━━━━━ PROVIDED DATA ━━━━━
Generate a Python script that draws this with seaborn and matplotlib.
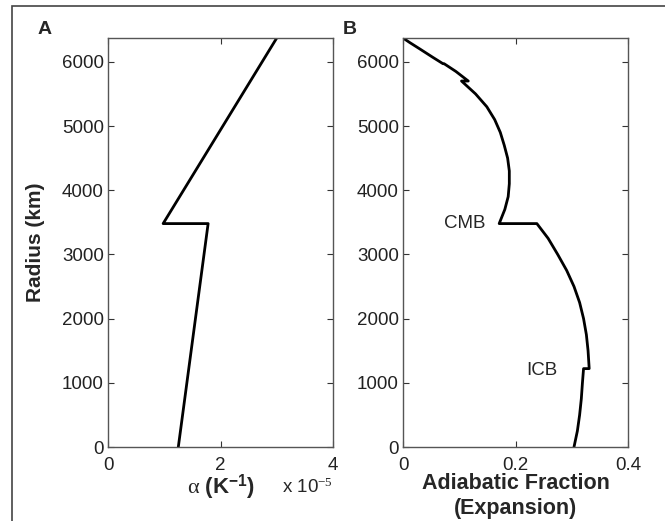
import pandas as pd
import matplotlib.pyplot as plt
import matplotlib.patches as mpatches
import seaborn as sns

# panel A: thermal expansivity (units of 1e-5 / K) vs radius
radius_a = [0, 3480, 3480, 6371]
alpha_a = [1.25, 1.78, 0.98, 3.0]

# panel B: adiabatic fraction (expansion) vs radius
radius_b = [6371, 6300, 6200, 6070, 5971, 5971, 5850, 5701, 5701, 5500, 5300, 5100, 4900,
            4700, 4500, 4300, 4100, 3900, 3700, 3480, 3480, 3250, 3000, 2750, 2500,
            2250, 2000, 1750, 1500, 1221, 1221, 1000, 750, 500, 250, 0]
frac_b = [0.0, 0.012, 0.030, 0.053, 0.071, 0.073, 0.094, 0.116, 0.104, 0.129, 0.149, 0.163, 0.173,
          0.180, 0.186, 0.189, 0.189, 0.187, 0.181, 0.171, 0.238, 0.258, 0.275, 0.291, 0.304,
          0.314, 0.321, 0.326, 0.329, 0.331, 0.321, 0.319, 0.317, 0.314, 0.310, 0.304]

y_ticks = [0, 1000, 2000, 3000, 4000, 5000, 6000]

sns.set_style('ticks')
plt.rcParams['font.family'] = ['Liberation Sans', 'DejaVu Sans']
plt.rcParams['mathtext.fontset'] = 'custom'
plt.rcParams['mathtext.rm'] = 'Liberation Serif'
plt.rcParams['mathtext.bf'] = 'Liberation Sans:bold'
plt.rcParams['mathtext.default'] = 'rm'

W, H = 665, 521
fig = plt.figure(figsize=(W / 100, H / 100), dpi=100)

# outer frame (left and top edges visible)
fig.patches.append(mpatches.Rectangle((12 / W, -0.2), 1.2, (H - 6) / H + 0.2,
                                      transform=fig.transFigure, fill=False,
                                      edgecolor='#444444', lw=1.2))

ax_a = fig.add_axes([108 / W, 1 - 447 / H, 225 / W, 409 / H])
ax_b = fig.add_axes([403 / W, 1 - 447 / H, 225 / W, 409 / H])

df_a = pd.DataFrame({'alpha': alpha_a, 'radius': radius_a})
df_b = pd.DataFrame({'frac': frac_b, 'radius': radius_b})

sns.lineplot(data=df_a, x='alpha', y='radius', sort=False, estimator=None,
             color='black', lw=2.0, ax=ax_a)
sns.lineplot(data=df_b, x='frac', y='radius', sort=False, estimator=None,
             color='black', lw=2.0, ax=ax_b)

for ax in (ax_a, ax_b):
    ax.set_ylim(0, 6371)
    ax.set_yticks(y_ticks)
    ax.tick_params(direction='in', top=True, right=True, length=4, width=0.8,
                   labelsize=13.5, colors='#333333', labelcolor='#222222', pad=3)
    ax.tick_params(axis='x', pad=7)
    for s in ax.spines.values():
        s.set_color('#555555')
        s.set_linewidth(1.0)

ax_a.set_xlim(0, 4)
ax_a.set_xticks([0, 2, 4])
ax_a.set_xticklabels(['0', '2', '4'])
ax_b.set_xlim(0, 0.4)
ax_b.set_xticks([0, 0.2, 0.4])
ax_b.set_xticklabels(['0', '0.2', '0.4'])

ax_a.set_ylabel('Radius (km)', fontsize=15, fontweight='bold')
ax_a.yaxis.set_label_coords(-0.28, 0.5)
ax_b.set_ylabel('')

ax_a.set_xlabel(r'$\alpha$ (K$^{\mathbf{-1}}$)', fontsize=16, fontweight='bold')
ax_a.xaxis.set_label_coords(0.5, -0.098)
ax_a.xaxis.label.set_va('center')
ax_a.text(1.0, -0.098, r'x 10$^{-5}$', transform=ax_a.transAxes, fontsize=13.5,
          ha='right', va='center', family='Liberation Sans')

ax_b.set_xlabel('Adiabatic Fraction\n(Expansion)', fontsize=15.5, fontweight='bold',
                linespacing=1.22)
ax_b.xaxis.set_label_coords(0.5, -0.12)
ax_b.xaxis.label.set_va('center')

ax_b.text(0.110, 3480, 'CMB', fontsize=13.5, ha='center', va='center')
ax_b.text(0.247, 1197, 'ICB', fontsize=13.5, ha='center', va='center')

fig.text(45 / W, 1 - 30 / H, 'A', fontsize=14, fontweight='bold', ha='center', va='center')
fig.text(350 / W, 1 - 30 / H, 'B', fontsize=14, fontweight='bold', ha='center', va='center')

fig.savefig('out.png', dpi=100)
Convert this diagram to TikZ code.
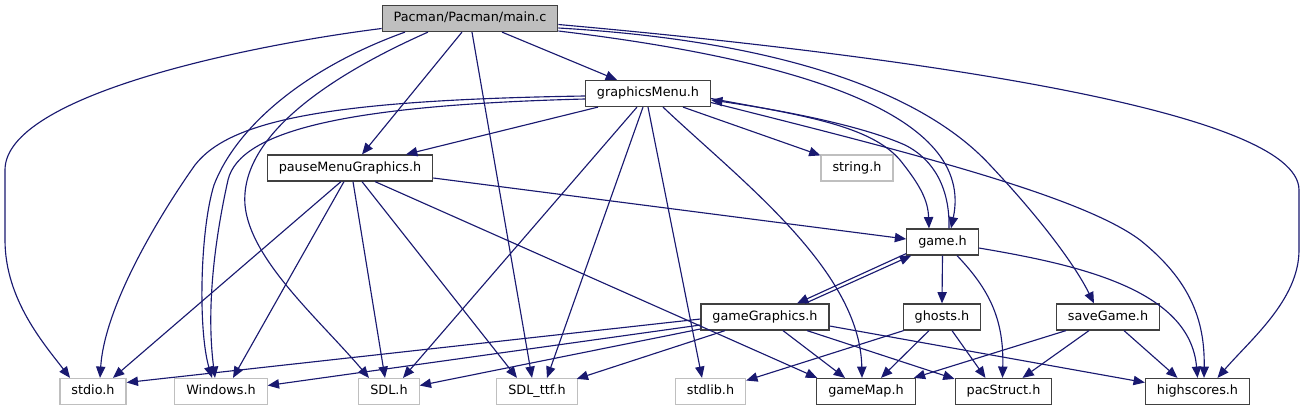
\documentclass[tikz,border=0pt]{standalone}
\usepackage{fontspec}
\setmainfont{DejaVu Sans}
\usetikzlibrary{arrows.meta, calc}
\definecolor{edgeblue}{RGB}{25,25,112}
\definecolor{extgray}{RGB}{191,191,191}
\definecolor{boxline}{RGB}{64,64,64}

\begin{document}
\begin{tikzpicture}[x=0.75pt, y=-0.75pt,
  hfile/.style={draw=boxline, line width=0.9pt, fill=white, inner xsep=8.6pt, inner ysep=0pt,
    minimum height=19.5pt, text height=7.2pt, text depth=2.2pt, font=\fontsize{9.6}{11}\selectfont},
  sysfile/.style={hfile, draw=extgray},
  mainfile/.style={hfile, fill=extgray},
  incl/.style={draw=edgeblue, line width=0.85pt, -{Triangle[length=8.5pt, width=7pt]}}]
  \useasboundingbox (0,0) rectangle (1304,411);

  % Files, top to bottom
  \node[mainfile] (mainc) at (470,18.5) {Pacman/Pacman/main.c};
  \node[hfile] (gmenu) at (648,93.5) {graphicsMenu.h};
  \node[hfile] (pmenu) at (350,168) {pauseMenuGraphics.h};
  \node[sysfile] (strh) at (857,168) {string.h};
  \node[hfile] (gameh) at (942.5,242) {game.h};
  \node[hfile] (ggfx) at (765,317) {gameGraphics.h};
  \node[hfile] (ghosts) at (942,317) {ghosts.h};
  \node[hfile] (saveg) at (1108,317) {saveGame.h};
  \node[sysfile] (stdioh) at (93,391.5) {stdio.h};
  \node[sysfile] (winh) at (221,391.5) {Windows.h};
  \node[sysfile] (sdlh) at (389,391.5) {SDL.h};
  \node[sysfile] (ttfh) at (537,391.5) {SDL\_ttf.h};
  \node[sysfile] (stdlibh) at (710.5,391.5) {stdlib.h};
  \node[hfile] (gmap) at (866,391.5) {gameMap.h};
  \node[hfile] (pacs) at (1003.5,391.5) {pacStruct.h};
  \node[hfile] (hscore) at (1197.5,391.5) {highscores.h};

  % main.c includes
  \draw[incl] ($(mainc.west)+(0,10)$) .. controls (250,45) and (5,95) .. (5,170) -- (5,240) .. controls (5,300) and (45,345) .. ($(stdioh.north)+(-23,0)$);
  \draw[incl] ($(mainc.south)+(-65,0)$) .. controls (300,70) and (235,130) .. (214,185) .. controls (200,230) and (198,330) .. ($(winh.north)+(-9,0)$);
  \draw[incl] ($(mainc.south)+(-42,0)$) .. controls (320,80) and (240,140) .. (245,205) .. controls (250,260) and (320,320) .. ($(sdlh.north)+(-20,0)$);
  \draw[incl] ($(mainc.south)+(-8,0)$) -- ($(pmenu.north)+(12,0)$);
  \draw[incl] ($(mainc.south)+(2,0)$) -- ($(ttfh.north)+(-5,0)$);
  \draw[incl] ($(mainc.south)+(32,0)$) -- ($(gmenu.north)+(-31,0)$);
  \draw[incl] ($(mainc.east)+(0,12.5)$) .. controls (800,60) and (975,115) .. ($(gameh.north)+(8.5,0)$);
  \draw[incl] ($(mainc.east)+(0,9.5)$) .. controls (800,42) and (930,100) .. (990,165) .. controls (1040,218) and (1075,265) .. ($(saveg.north)+(-14,0)$);
  \draw[incl] ($(mainc.east)+(0,6)$) .. controls (900,55) and (1299,110) .. (1299,190) -- (1299,250) .. controls (1299,300) and (1250,340) .. ($(hscore.north)+(20,0)$);

  % graphicsMenu.h includes
  \draw[incl] ($(gmenu.west)+(0,2.5)$) .. controls (330,100) and (230,120) .. (195,165) .. controls (170,200) and (105,300) .. ($(stdioh.north)+(7,0)$);
  \draw[incl] ($(gmenu.west)+(0,5.5)$) .. controls (350,105) and (240,130) .. (228,180) .. controls (218,225) and (205,300) .. ($(winh.north)+(-6,0)$);
  \draw[incl] ($(gmenu.south)+(-50,0)$) -- ($(pmenu.north)+(56,0)$);
  \draw[incl] ($(gmenu.south)+(-11,0)$) -- ($(sdlh.north)+(14,0)$);
  \draw[incl] ($(gmenu.south)+(-5,0)$) -- ($(ttfh.north)+(10,0)$);
  \draw[incl] (gmenu.south) -- ($(stdlibh.north)+(-8.5,0)$);
  \draw[incl] ($(gmenu.south)+(15,0)$) .. controls (740,180) and (860,270) .. ($(gmap.north)+(-4,0)$);
  \draw[incl] ($(gmenu.south)+(35,0)$) -- ($(strh.north west)+(0,1)$);
  \draw[incl] ($(gmenu.east)+(0,5)$) .. controls (800,115) and (870,125) .. (900,160) .. controls (920,185) and (928,200) .. ($(gameh.north)+(-13.5,0)$);
  \draw[incl] ($(gmenu.east)+(0,9)$) .. controls (900,150) and (1080,195) .. (1140,240) .. controls (1190,280) and (1205,320) .. ($(hscore.north)+(6.5,0)$);

  % pauseMenuGraphics.h includes
  \draw[incl] ($(pmenu.south)+(-9,0)$) -- ($(stdioh.north)+(20,0)$);
  \draw[incl] ($(pmenu.south)+(-6,0)$) -- ($(winh.north)+(12,0)$);
  \draw[incl] ($(pmenu.south)+(3,0)$) -- ($(sdlh.north)+(-4,0)$);
  \draw[incl] ($(pmenu.south)+(12,0)$) -- ($(ttfh.north)+(-20,0)$);
  \draw[incl] ($(pmenu.south)+(25,0)$) -- ($(gmap.north west)+(1,0)$);
  \draw[incl] ($(pmenu.east)+(0,10)$) -- ($(gameh.west)+(0,-3)$);

  % game.h includes
  \draw[incl] ($(gameh.north)+(6.5,0)$) .. controls (950,190) and (935,160) .. (905,145) .. controls (860,125) and (780,110) .. ($(gmenu.east)+(0,6.5)$);
  \draw[incl] ($(gameh.south west)+(0,-2)$) -- ($(ggfx.north)+(32,0)$);
  \draw[incl] (gameh.south) -- (ghosts.north);
  \draw[incl] ($(gameh.south)+(14.5,0)$) .. controls (990,290) and (1004,320) .. ($(pacs.north)+(-1,0)$);
  \draw[incl] ($(gameh.east)+(0,6)$) .. controls (1080,265) and (1190,290) .. (hscore.north);

  % gameGraphics.h includes
  \draw[incl] ($(ggfx.north)+(40,0)$) -- ($(gameh.south west)+(5,0)$);
  \draw[incl] ($(ggfx.west)+(0,2)$) -- ($(stdioh.east)+(0,-9)$);
  \draw[incl] ($(ggfx.west)+(0,8)$) -- ($(winh.east)+(0,-6)$);
  \draw[incl] ($(ggfx.west)+(0,12)$) -- ($(sdlh.east)+(0,-6)$);
  \draw[incl] ($(ggfx.south)+(-40,0)$) -- ($(ttfh.north east)+(-1,1)$);
  \draw[incl] ($(ggfx.south)+(18,0)$) -- ($(gmap.north)+(-21,0)$);
  \draw[incl] ($(ggfx.south)+(42,0)$) -- ($(pacs.north west)+(0,1)$);
  \draw[incl] ($(ggfx.east)+(0,9)$) -- ($(hscore.west)+(0,-9)$);

  % ghosts.h includes
  \draw[incl] ($(ghosts.south west)+(1,0)$) -- ($(stdlibh.east)+(0,-11)$);
  \draw[incl] ($(ghosts.south)+(-13,0)$) -- ($(gmap.north)+(15,0)$);
  \draw[incl] ($(ghosts.south)+(10,0)$) -- ($(pacs.north)+(-18,0)$);

  % saveGame.h includes
  \draw[incl] ($(saveg.south)+(-42,0)$) -- ($(gmap.north east)+(-2,0)$);
  \draw[incl] ($(saveg.south)+(-19,0)$) -- ($(pacs.north)+(19,0)$);
  \draw[incl] ($(saveg.south)+(16,0)$) -- ($(hscore.north)+(-20,0)$);
\end{tikzpicture}
\end{document}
━━━━━
Repeat the lines exactly as they stand, from the opening line of the data through the line with "import seaborn as sns". Pictures stay out of the copy.

* [RESULT]
Generate a Python script that draws this with seaborn and matplotlib.
import pandas as pd
import matplotlib.pyplot as plt
import matplotlib.patches as mpatches
import seaborn as sns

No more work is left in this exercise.